When Ben was born, it took us about 4 days (I think) to get diagnosed with Goldenhar spectrum or syndrome (depending who you are talking to). At the time, I didn’t really know what that meant, I only knew that it affected his eye, his ears, and his spine. We were transferred to our local hospital for this diagnoses and each specialty came in and did a consult. I would eventually gather all these consults and study them beginning my journey into understanding the medical world. I didn’t study them to argue with my doctors, but more to learn the language and be prepared with what to ask. It’s an intimidating world to maneuver and learn. I used to study before each specialist appointment to try to understand what they were looking for – I studied audiograms, eye prescriptions, xrays, ct’s, bloodwork, and doctor’s notes – all searching for proof that everything was going to be ok.
My first “crash” was when Ben was about 4 months old. We were to have an ABR (auditory brainstem response) test to help us determine Ben’s hearing loss. This is a test where they put the patient to sleep through anesthetics and run sounds in his ears while monitoring brainwaves to determine what he is actually hearing. It is generally quite accurate. I had done my homework and I was ready! There are two types of hearing loss you can have: conductive or sensorineural. Conductive is more like sticking your fingers in your ears. The quality of the sound is the same, but it can be really muffled/muted. Generally hearing aids work well with this type of loss. Sensorineural loss is when some of those millions of hairs in your inner ear (cochlea) are damaged or missing. We have no way of determining sound quality, and clarity of sound can sometimes be difficult even when aided. Anyways, I was ready for this test. I studied Ben’s diagnoses – I looked at his previous hearing charts – I read specialist notes, I read CT’s and I knew knew knew that his results would come back as a conductive loss. I was prepared and able to deal with that. Because we had to be sedated for the test, I was waiting in day surgery with him while he recovered. The audiologist came in and presented me with the news…it was a sensorineural loss on both sides. Cue nervous breakdown #1. In hindsight I’m not why that should be the news that pushed me over the edge, but it was; it did. I also believe that the audiologist might not have been prepared for my emotional response, but I feel like they handled it pretty well. My sobs shattered the recovery room and I kept saying over and over “why can he just catch a break”. They managed to calm me down, saying all the right things. Afterwards I sent a three page letter to the audiologist apologizing for my tears and also including my documented research as to why I still thought it was conductive (sometimes I just can’t stop myself). Even today I wonder why nobody’s filed a restraining order yet!
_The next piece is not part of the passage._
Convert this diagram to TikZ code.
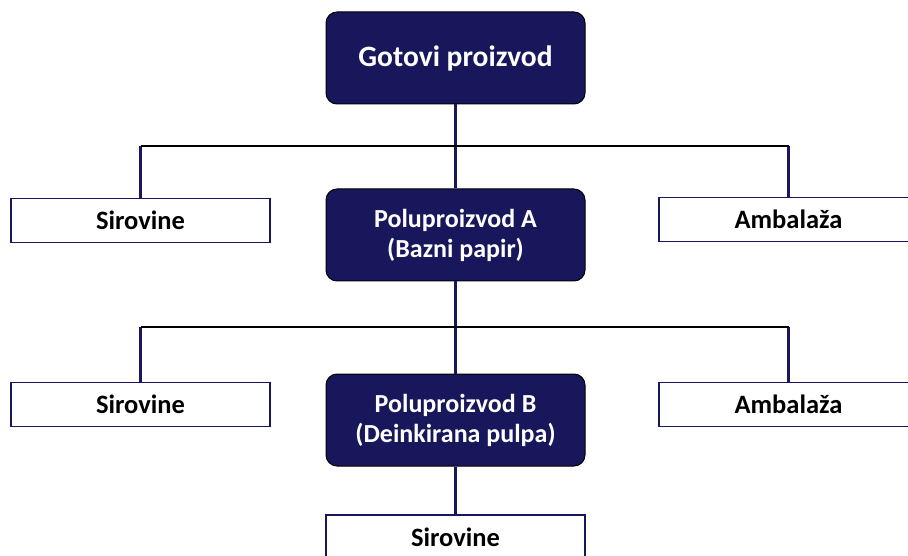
\documentclass[tikz,border=0pt]{standalone}
\usepackage{fontspec}
\setmainfont{Carlito}
\usetikzlibrary{positioning}
\definecolor{navy}{RGB}{25,23,91}
\begin{document}
\begin{tikzpicture}[x=1pt, y=-1pt,
      prod/.style={draw=black, line width=1pt, rounded corners=11pt, fill=navy, text=white, minimum width=259pt, minimum height=92pt, inner sep=0pt, align=center, font=\bfseries\fontsize{26}{30}\selectfont},
      item/.style={draw=navy, line width=1.5pt, fill=white, minimum width=259pt, minimum height=44pt, inner sep=0pt, font=\bfseries\fontsize{26.5}{30}\selectfont},
      vbar/.style={draw=navy, line width=3pt},
      hbar/.style={draw=black, line width=2pt}]
      \clip (0,0) rectangle (908,556);
      \node[prod, font=\bfseries\fontsize{29.5}{32}\selectfont] (gp) at (455.5,58) {Gotovi proizvod};
      \node[prod] (pa) at (455.5,235) {Poluproizvod A\\(Bazni papir)};
      \node[prod] (pb) at (455.5,420) {Poluproizvod B\\(Deinkirana pulpa)};
      \node[item] (s1) at (140.5,220.5) {Sirovine};
      \node[item] (a1) at (788.5,219.5) {Ambalaža};
      \node[item] (s2) at (140.5,404.5) {Sirovine};
      \node[item] (a2) at (788.5,404.5) {Ambalaža};
      \node[item] (s3) at (455.5,537) {Sirovine};
      \coordinate (j1) at (455.5,146);
      \coordinate (j2) at (455.5,327);
      \draw[vbar](gp)--(pa);\draw[vbar](pa)--(pb);\draw[vbar](pb)--(s3);
      \draw[vbar](s1.north)--(s1.north |- j1);\draw[vbar](a1.north)--(a1.north |- j1);
      \draw[vbar](s2.north)--(s2.north |- j2);\draw[vbar](a2.north)--(a2.north |- j2);
      \draw[hbar](s1.north |- j1)--(a1.north |- j1);
      \draw[hbar](s2.north |- j2)--(a2.north |- j2);
    \end{tikzpicture}
\end{document}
I remember after Jesse and I received the initial diagnoses we thought – well that is that. At least now we know what to expect and I was able to slot our little problem areas into nice tidy compartments…ENT….opthamology….neuro….spine….etc. We were confident that we knew what to expect and we would be able to find ways to deal with each issue. Little did we know at that time that Ben would come very close to dying in less than 6 months.
Oh…I should mention here that five and a half years after Ben’s first sedated ABR, and a million tests later his audiologists have come to the conclusion that Ben has conductive hearing loss in both ears, so we are quite pleased with that (I say tentatively in case it should change). On that note – I have a favour to ask, which I am happy to pay for. Ben will be receiving new hearing aids called BAHA (bone anchored hearing aids). Normally these are anchored onto the head through a screw, but we want to wait a bit for that to happen (we’ve totally surpassed our head screw allotment for this year…maybe we’ll try again in 2018). So, the hearing aids that we are getting are attached to a headband. We have done a trial of these and Ben really does not like the headband at all as he finds it quite uncomfortable. I thought that we could find a way to incorporate the headband into a boys baseball cap and cut out holes in near the ears to allow the BAHAs to access the bone. I know that I impressed the heck out of everyone with my beanbag surgery, but I feel like this type of seamstressory (yes, it’s a word) is beyond my capabilities. If anyone knows of anyone who I can contact to help me with this project, I would be super happy.
Ben seems to be doing well. He is strong and continues to move forward. Tomorrow we will be doing X-rays again.